# CRITICAL SPEED QUESTION ANSWERS CLASS NOTES

Posted by admin
On December 19, 2014

**CRITICAL SPEED QUESTION **

**ANSWERS CLASS NOTES**

** **

### Critical speed is the rotational speed

### which is equal to the numerical value

### of the natural frequency of vibration.

### Then rotational speed and natural

### frequency are in resonance. At this speed,

### a rotating shaft becomes dynamically

### unstable with large lateral amplitudes of

### vibration due to resonance. Critical

### speed is applicable to rotating

### machinery such as a shaft, gear,

### propeller or a lead screw. It is also

### called as whirling speed or whipping

### speed or potentially destructive

### rotational speed.

### CRITICAL SPEED

#### All shafts act as beams (simply supported or cantilevers) when stationary. All beams deflect with or without external loads. Thus rotating shafts will also deflect during rotation. The deflection causes unbalancing of the mass of the shaft & mass of the pulleys mounted. The unbalanced mass of the rotating object causes vibration. These vibrations increase with the increase of shaft speed of rotation. The rotational speed becomes numerically equal to the natural frequency of vibration. That speed is the critical speed.
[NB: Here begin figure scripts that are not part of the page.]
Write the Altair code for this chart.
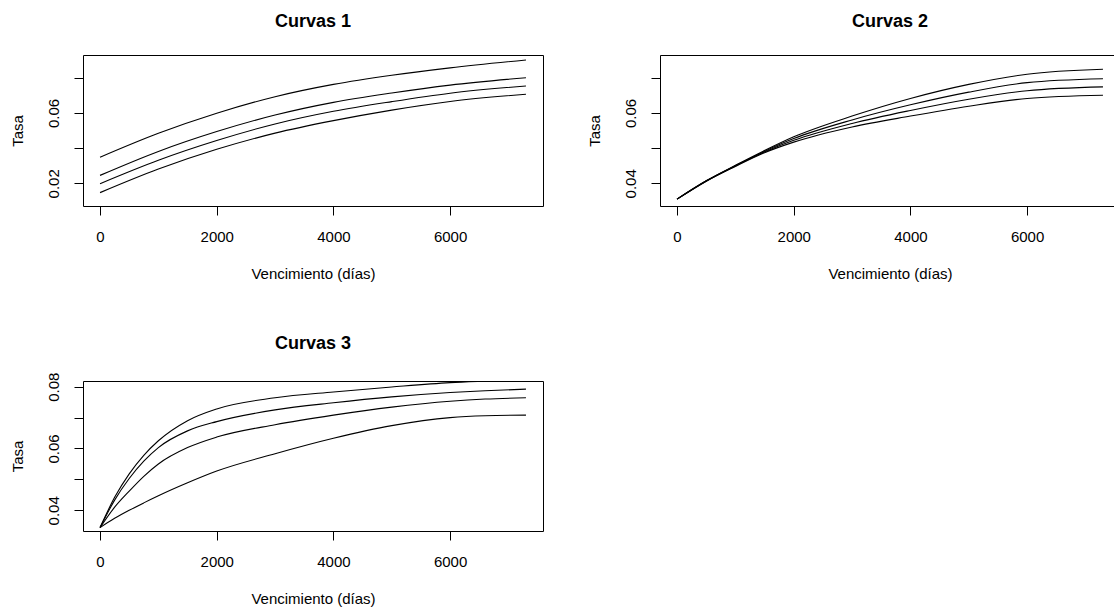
import altair as alt
import pandas as pd

FONT = "Liberation Sans"

# ---------------- data ----------------
# Curvas 1
dias1 = [0, 1000, 2000, 3000, 4000, 5000, 6000, 7300]
c1_a = [0.0348, 0.0484, 0.0598, 0.0692, 0.0762, 0.0814, 0.0856, 0.0901]
c1_b = [0.0245, 0.0381, 0.0494, 0.0588, 0.0660, 0.0713, 0.0758, 0.0800]
c1_c = [0.0198, 0.0331, 0.0443, 0.0537, 0.0609, 0.0664, 0.0712, 0.0753]
c1_d = [0.0147, 0.0281, 0.0393, 0.0485, 0.0556, 0.0616, 0.0665, 0.0706]

# Curvas 2
dias2 = [0, 500, 1000, 1500, 2000, 3000, 4000, 5000, 6000, 7300]
c2_a = [0.0355, 0.0407, 0.0451, 0.0493, 0.0532, 0.0591, 0.0641, 0.0681, 0.0710, 0.0724]
c2_b = [0.0355, 0.0407, 0.0450, 0.0491, 0.0527, 0.0580, 0.0623, 0.0659, 0.0686, 0.0697]
c2_c = [0.0355, 0.0406, 0.0449, 0.0489, 0.0522, 0.0570, 0.0607, 0.0639, 0.0663, 0.0674]
c2_d = [0.0355, 0.0406, 0.0448, 0.0487, 0.0517, 0.0560, 0.0591, 0.0619, 0.0641, 0.0650]

# Curvas 3
dias3 = [0, 250, 500, 750, 1000, 1500, 2000, 3000, 4000, 5000, 6000, 6600, 7300]
c3_a = [0.0344, 0.0442, 0.0518, 0.0578, 0.0625, 0.0690, 0.0728, 0.0764, 0.0783, 0.0799, 0.0813, 0.0818, 0.0823]
c3_b = [0.0344, 0.0433, 0.0503, 0.0559, 0.0603, 0.0657, 0.0687, 0.0725, 0.0748, 0.0767, 0.0781, 0.0787, 0.0792]
c3_c = [0.0344, 0.0410, 0.0462, 0.0510, 0.0550, 0.0603, 0.0637, 0.0677, 0.0708, 0.0734, 0.0753, 0.0760, 0.0764]
c3_d = [0.0344, 0.0374, 0.0400, 0.0424, 0.0447, 0.0489, 0.0527, 0.0583, 0.0633, 0.0674, 0.0700, 0.0706, 0.0708]

x_ticks = [0, 2000, 4000, 6000]
x_domain = [-292, 7592]

y1_ticks = [0.02, 0.04, 0.06, 0.08]
y1_labels = [0.02, 0.06]
y1_domain = [0.0071, 0.0929]

y2_ticks = [0.04, 0.05, 0.06, 0.07]
y2_labels = [0.04, 0.06]
y2_domain = [0.03355, 0.07645]

y3_ticks = [0.04, 0.05, 0.06, 0.07, 0.08]
y3_labels = [0.04, 0.06, 0.08]
y3_domain = [0.0333, 0.08184]


def long_df(dias, curves):
    rows = []
    for name, vals in curves.items():
        for d, v in zip(dias, vals):
            rows.append({"dias": d, "tasa": v, "curva": name})
    return pd.DataFrame(rows)


def panel(df, title, ydom, yticks, ylabels, w, h, title_offset):
    label_list = ",".join(str(v) for v in ylabels)
    expr = (f"indexof([{label_list}], round(datum.value*100)/100) >= 0 "
            f"? format(datum.value, '.2f') : ''")
    return alt.Chart(df).mark_line(
        color="black", strokeWidth=1.1, interpolate="monotone", clip=True
    ).encode(
        x=alt.X("dias:Q",
                scale=alt.Scale(domain=x_domain, nice=False, zero=False),
                axis=alt.Axis(values=x_ticks, format="d",
                              title="Vencimiento (días)",
                              labelBaseline="alphabetic", labelAlign="center",
                              labelPadding=26.4,
                              titleX=w / 2, titleY=72,
                              titleAlign="center", titleBaseline="alphabetic")),
        y=alt.Y("tasa:Q",
                scale=alt.Scale(domain=ydom, nice=False, zero=False),
                axis=alt.Axis(values=yticks, labelExpr=expr, title="Tasa",
                              labelAngle=270, labelAlign="center",
                              labelBaseline="alphabetic", labelPadding=15.6,
                              titleAngle=270, titleX=-61, titleY=h / 2,
                              titleAlign="center", titleBaseline="alphabetic")),
        detail="curva:N",
        order="dias:Q",
    ).properties(
        width=w, height=h,
        title=alt.TitleParams(text=title, anchor="middle", frame="group",
                              baseline="alphabetic", offset=title_offset),
    )


df1 = long_df(dias1, {"a": c1_a, "b": c1_b, "c": c1_c, "d": c1_d})
df2 = long_df(dias2, {"a": c2_a, "b": c2_b, "c": c2_c, "d": c2_d})
df3 = long_df(dias3, {"a": c3_a, "b": c3_b, "c": c3_c, "d": c3_d})

p1 = panel(df1, "Curvas 1", y1_domain, y1_ticks, y1_labels, 460, 151, 10)
p2 = panel(df2, "Curvas 2", y2_domain, y2_ticks, y2_labels, 460, 151, 10)
p3 = panel(df3, "Curvas 3", y3_domain, y3_ticks, y3_labels, 460, 150, 5)

chart = alt.concat(
    p1, p2, p3, columns=2, spacing={"row": 175, "column": 117}, bounds="flush"
).properties(
    autosize=alt.AutoSizeParams(type="none"),
    padding={"left": 83, "top": 55, "right": 1031, "bottom": 554},
    background="white",
).configure_view(
    stroke="black", strokeWidth=1
).configure_axis(
    grid=False, domain=False, tickColor="black", tickSize=9, tickWidth=1,
    labelFont=FONT, labelFontSize=15, labelColor="black",
    titleFont=FONT, titleFontSize=15, titleColor="black",
    titleFontWeight="normal", labelOverlap=False, labelFlush=False,
).configure_title(
    font=FONT, fontSize=18, fontWeight="bold", color="black"
)

chart.save("out.html", embed_options={"renderer": "svg", "actions": False})
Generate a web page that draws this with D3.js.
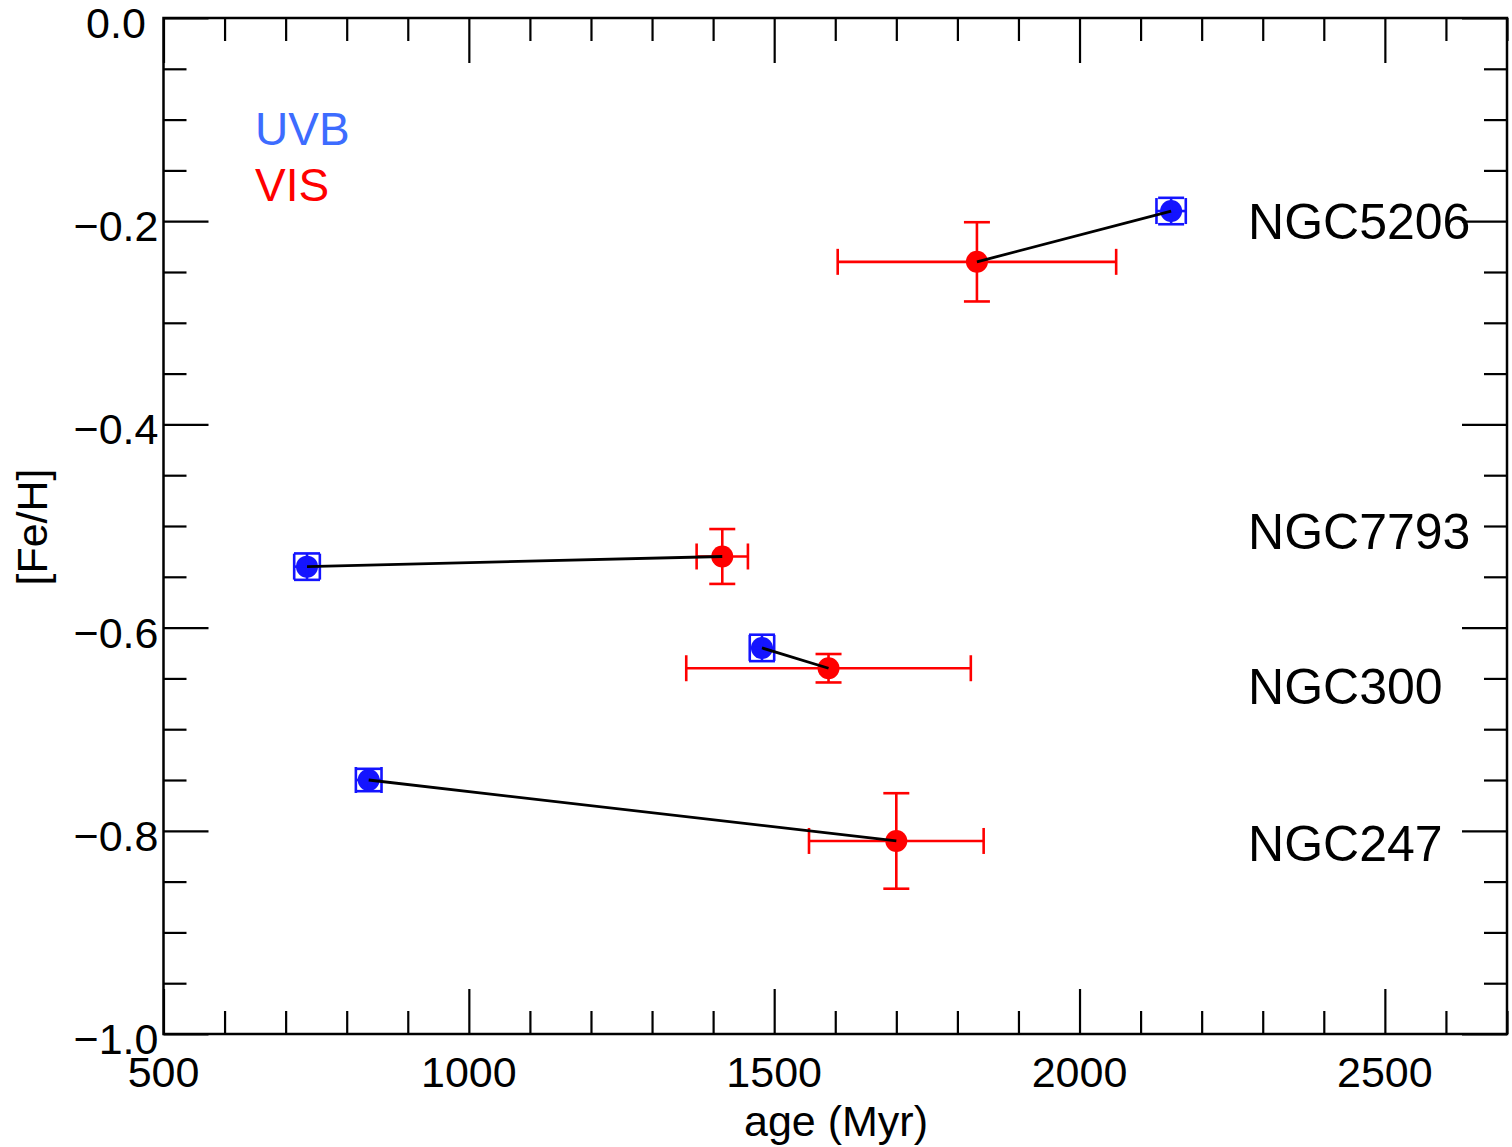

### Factors on which critical speed depends

#### (i) Type of support (simply supported or cantilever type)

(ii) Length of the shaft

(iii) Diameter of the shaft

(iv) Stiffness of the shaft

(v) Mass of shaft

(vi) Other masses mounted on the shaft

(vii) Magnitude of deflection

(viii) Magnitude of unbalance of the masses with respect to the axis of rotation

(ix) Type and the amount of damping available in the system

#### It is absolutely necessary to calculate the critical speed of a rotating shaft to avoid excessive noise and vibration.

### Calculation of the critical speed (Nc)

#### calculating the critical speed requires natural frequency. There are two methods to calculate the natural frequency of vibration i.e. Rayleigh- Ritz method (slightly overestimates) and Dun Kerley’s method (slightly underestimates). For any orientation of the shaft, use Rayleigh–Ritz equation.

#### Natural frequency, f = critical speed (Nc)

Natural frequency f = Nc = (30/ π) (g / δst)^{0.5}

g = acceleration due to gravity (9.81 m/s^{2})

δst = Shaft vertical static deflection when placed horizontally

Nc is in RPM

#### NOTE: As rotational speed increase, δst also increase and hence natural frequency also change. However some value of rotational speed becomes equal in magnitude to the natural frequency of vibration. This rotational speed is the Critical Speed. At this speed, shaft may come out of the bearing. Avoid critical speed It at all costs.

From actual practice and experience, there is a suggestion. That the maximum operating speed should not exceed 75% of the critical speed.